DAWG is a new Pentagon entity created in late 2025 to consolidate all drone, counter-drone, and AI-directed combat systems under one command. It replaces the failed Replicator Initiative and has requested $54.6 billion for FY2027.

Why did the Replicator Initiative fail?

Replicator failed due to technical integration issues, lack of swarm orchestration software, high costs, slow manufacturing, and the absence of a dedicated budget line. It delivered only hundreds of drones instead of the planned thousands.

How does DAWG differ from Replicator?

DAWG shifts focus from hardware to software, emphasizes flexible multi-year funding, and has a dedicated institutional home through a new Sub-Unified Command for Autonomous Warfare. Most of its budget ($53 billion) is in a five-year reconciliation pot to avoid procurement bottlenecks.

What are the concerns about AI rules of engagement?

Lawmakers and experts warn that DoD Directive 3000.09, which requires human oversight of lethal decisions, may be inadequate for swarms of thousands of autonomous systems where human-in-the-loop oversight is mathematically impossible. Less than 2% of the DAWG budget goes toward doctrine and training.

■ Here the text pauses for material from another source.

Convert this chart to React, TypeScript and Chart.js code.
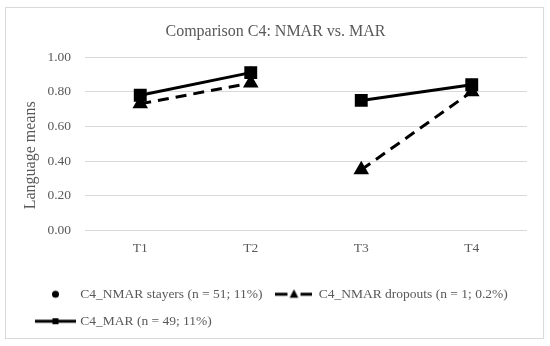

What lessons from Ukraine shaped DAWG?

The war in Ukraine demonstrated the effectiveness of low-cost AI-equipped drones against expensive systems, validating the concept of cost asymmetry. The Pentagon sent 33,000 AI drone kits to Ukraine, proving that mass-produced autonomous systems can be decisive on the battlefield.

Conclusion

The DAWG budget request represents the most radical restructuring of U.S. military investment philosophy in decades. As Congress deliberates whether to approve the $54.6 billion request, the fundamental question remains: can doctrine and oversight keep pace with spending? The answer will determine not only the future of American warfare but the global balance of power in an era of autonomous conflict.